The book presents the following characteristics of a caring teacher in a practical and illustrative manner, made possible by the author’s actual experiences in the classroom:

  1. Caring teachers are caring individuals who develop relationships with their students.
  2. Caring teachers hold positive and high expectations that not only structure and guide behavior, but also challenge students to perform beyond what they believe they can do. Caring teachers are concerned about building students’ competence level by being a bridge between tasks and the students themselves.
  3. Caring teachers place a lot of responsibility on students when it comes to learning and encourage them to participate actively in all sorts of things that go on in the classroom. In other words, caring teachers treat students as responsible and respectable people.
  4. Most important of all, caring teachers believe in their students to accomplish become resourceful members of the society.
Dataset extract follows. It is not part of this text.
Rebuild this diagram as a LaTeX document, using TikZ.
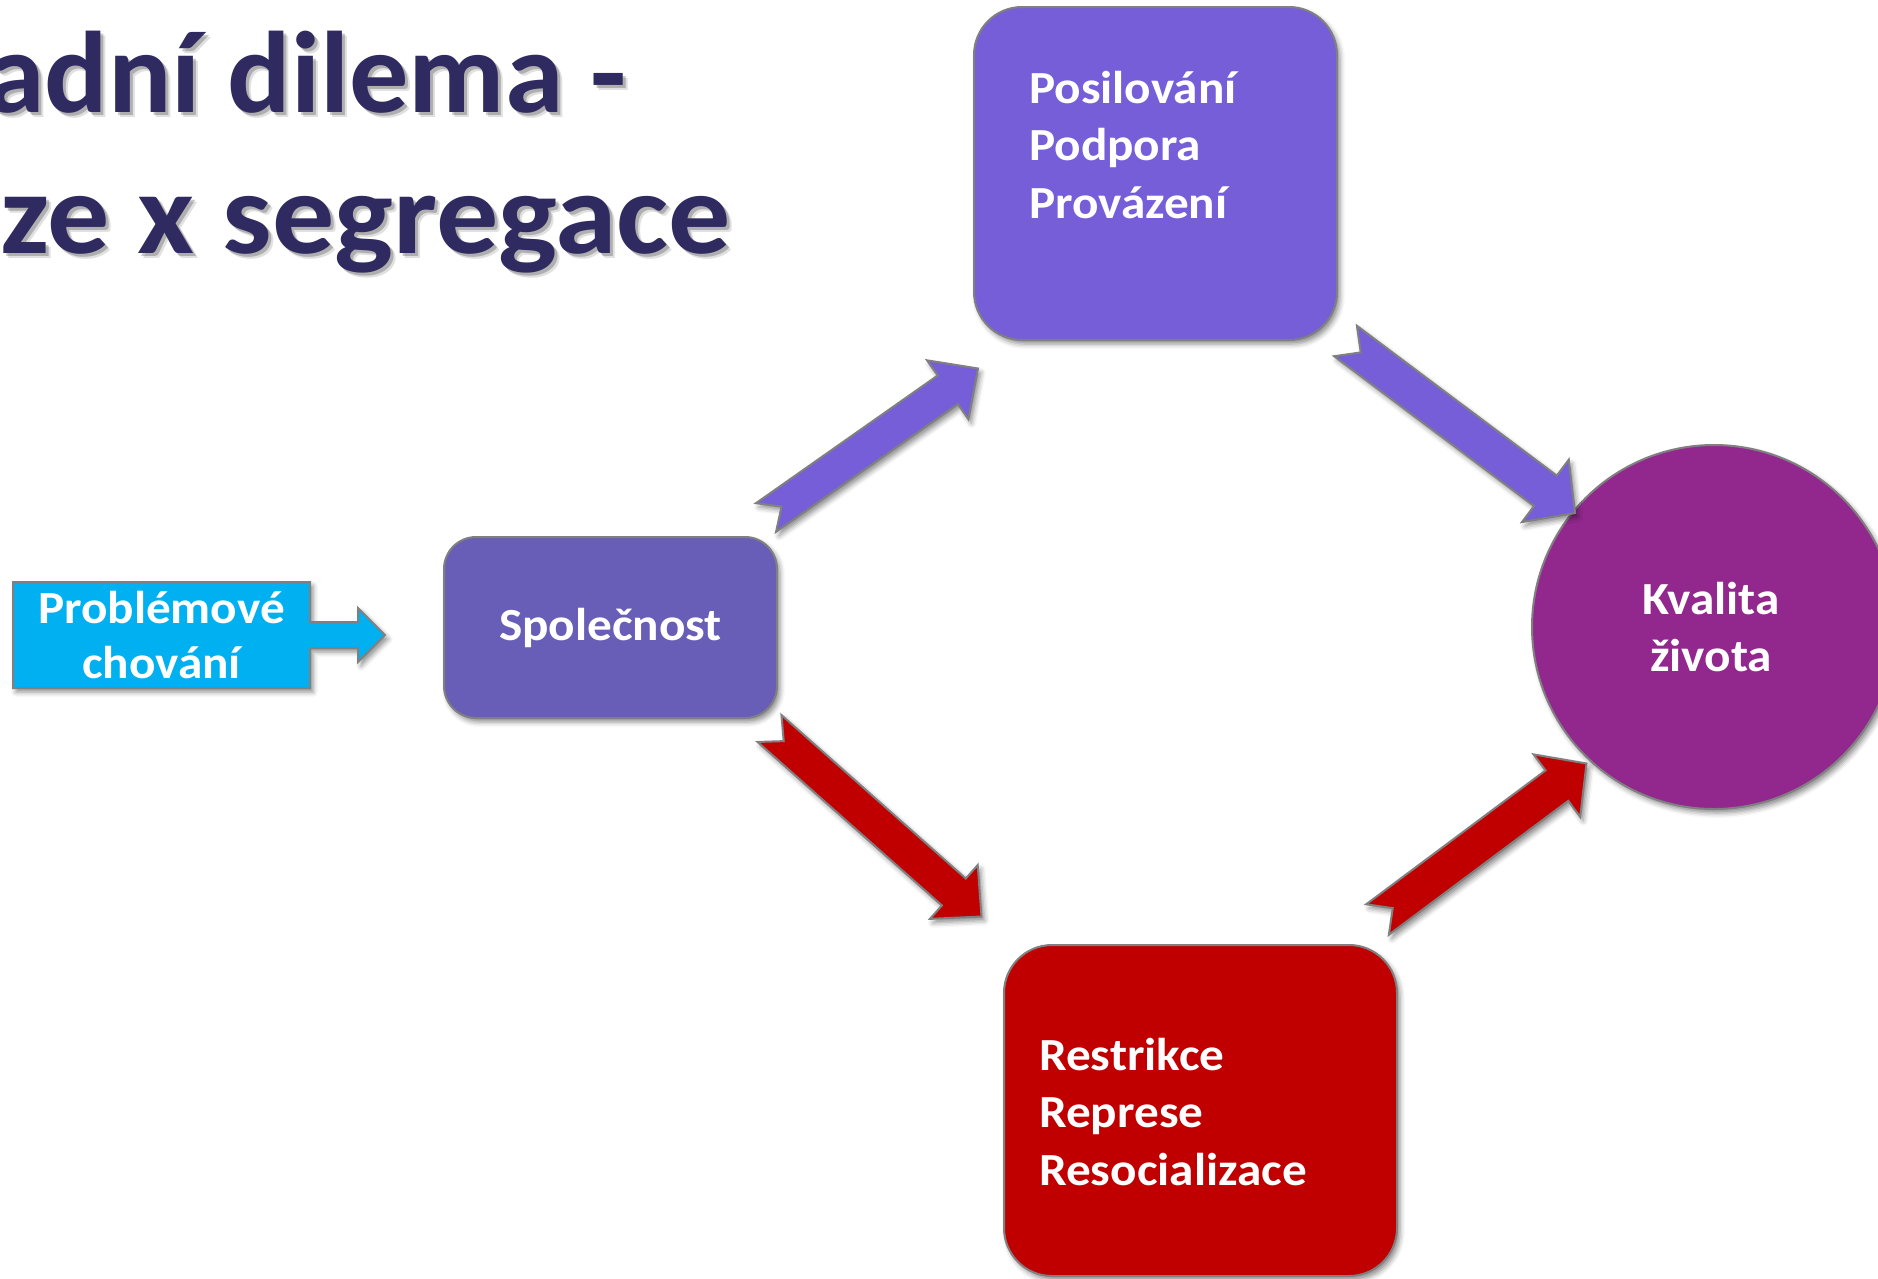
\documentclass[tikz,border=0pt]{standalone}
\usepackage{fontspec}
\setmainfont{Carlito}
\newfontfamily\bodyfont{Carlito}[FakeStretch=1.07]
\newfontfamily\titlefont{Carlito}[FakeStretch=1.02]
\newfontfamily\titlefontb{Carlito}[FakeStretch=1.07]
\usetikzlibrary{calc,shadows.blur}
\definecolor{titlenavy}{RGB}{47,43,96}
\definecolor{vio}{RGB}{118,94,217}
\definecolor{spol}{RGB}{104,94,184}
\definecolor{kval}{RGB}{146,40,142}
\definecolor{redbox}{RGB}{192,0,0}
\definecolor{cyanbox}{RGB}{0,176,240}
\definecolor{edge}{RGB}{128,128,128}
\tikzset{
  softshadow/.style={blur shadow={shadow xshift=3pt,shadow yshift=-4pt,shadow blur radius=5pt,shadow opacity=45}},
  shape box/.style={draw=edge, line width=2pt, softshadow, inner sep=0pt},
  body/.style={text=white, font=\bodyfont\bfseries\fontsize{46}{57.5}\selectfont, inner sep=0pt},
  titletext/.style={font=\titlefont\bfseries\fontsize{116}{140}\selectfont, inner sep=0pt, anchor=base west},
  titletextb/.style={font=\titlefontb\bfseries\fontsize{116}{140}\selectfont, inner sep=0pt, anchor=base west},
  arrowshape/.style={draw=edge, line width=2pt, line join=miter, softshadow},
}
\newcommand\notchedarrow[5]{%
  \coordinate (#2-b) at ($(#2)!37pt!(#1)$);
  \path[arrowshape, fill=#3]
    ($(#1)!#4!90:(#2)$) -- ($(#1)!19pt!(#2)$) -- ($(#1)!#4!-90:(#2)$)
    -- ($(#2-b)!#4!-90:(#2)$) -- ($(#2-b)!#5!-90:(#2)$) -- (#2)
    -- ($(#2-b)!#5!90:(#2)$) -- ($(#2-b)!#4!90:(#2)$) -- cycle;
}
\begin{document}
\begin{tikzpicture}[x=1pt,y=1pt]
\path[use as bounding box] (0,0) rectangle (1878,-1278);
\clip (0,0) rectangle (1878,-1278);

% title (cut at the left edge)
\foreach \dx/\op in {5/0.12,3/0.22}{
  \node[titletext, text=black, opacity=\op] at (-14+\dx,-112-\dx) {adní dilema -};
  \node[titletextb, text=black, opacity=\op] at (0+\dx,-253-\dx) {ze x segregace};
}
\node[titletext, text=titlenavy] (t1) at (-14,-112) {adní dilema -};
\node[titletextb, text=titlenavy] (t2) at (0,-253) {ze x segregace};

% boxes
\node[shape box, fill=vio, rounded corners=48pt, minimum width=363pt, minimum height=333pt] (top) at (1155.5,-173.5) {};
\node[body, anchor=base west, align=left] (toptext) at (1029,-218) {Posilování\\Podpora\\Provázení};

\node[shape box, fill=redbox, rounded corners=48pt, minimum width=393pt, minimum height=331pt] (bot) at (1200.5,-1110.5) {};
\node[body, anchor=base west, align=left] (bottext) at (1039,-1185) {Restrikce\\Represe\\Resocializace};

\node[shape box, fill=spol, rounded corners=32pt, minimum width=333pt, minimum height=181pt, body] (soc) at (610.5,-627.5) {Společnost};

\node[shape box, circle, fill=kval, minimum size=364pt] (kv) at (1714,-627) {};
\node[body, align=center] (kvtext) at (1711,-627) {Kvalita\\života};

% problem behaviour callout
\path[shape box, fill=cyanbox, line join=miter]
  (13,-582) -- (310,-582) -- (310,-622) -- (358,-622) -- (358,-608) -- (385,-635)
  -- (358,-662) -- (358,-648) -- (310,-648) -- (310,-688) -- (13,-688) -- cycle;
\node[body, align=center, font=\bodyfont\bfseries\fontsize{46}{55}\selectfont] (prob) at (161.5,-635) {Problémové\\chování};

% block arrows
\coordinate (a1t) at (766,-517.5);  \coordinate (a1h) at (978,-368.5);
\coordinate (a2t) at (1345.5,-341); \coordinate (a2h) at (1575,-513);
\coordinate (a3t) at (769.5,-728.5); \coordinate (a3h) at (981.5,-916.5);
\coordinate (a4t) at (1377.5,-919.5); \coordinate (a4h) at (1586.5,-763.5);
\notchedarrow{a1t}{a1h}{vio}{17.5pt}{36pt}
\notchedarrow{a2t}{a2h}{vio}{19pt}{39pt}
\notchedarrow{a3t}{a3h}{redbox}{18pt}{36pt}
\notchedarrow{a4t}{a4h}{redbox}{19pt}{39pt}
\end{tikzpicture}
\end{document}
Copyright June 2006 by Dr. Edward Roy Krishnan, www.affectiveteaching.com


Stop…! Are You Really Ready to ‘Deal’ with Students?

Every human born into this world posseses unique temperaments that distinguishes him/herself from other humans. These temperaments interact with the environment throughout the developmental stages of an individual to form and establish relatively stable personality patterns. These patterns of personal profile further entail preferences that determine people’s life-styles (behavioral and cognitive priorities).

Consider the following…

We all come in different SHAPES and SIZES.
We all have STRENGTHS and weaknesses.

What’s right for one person may not be right for another.

There are things that are important to me, that you don’t care about at all!

And sometimes your behavior doesn’t make any sense to me.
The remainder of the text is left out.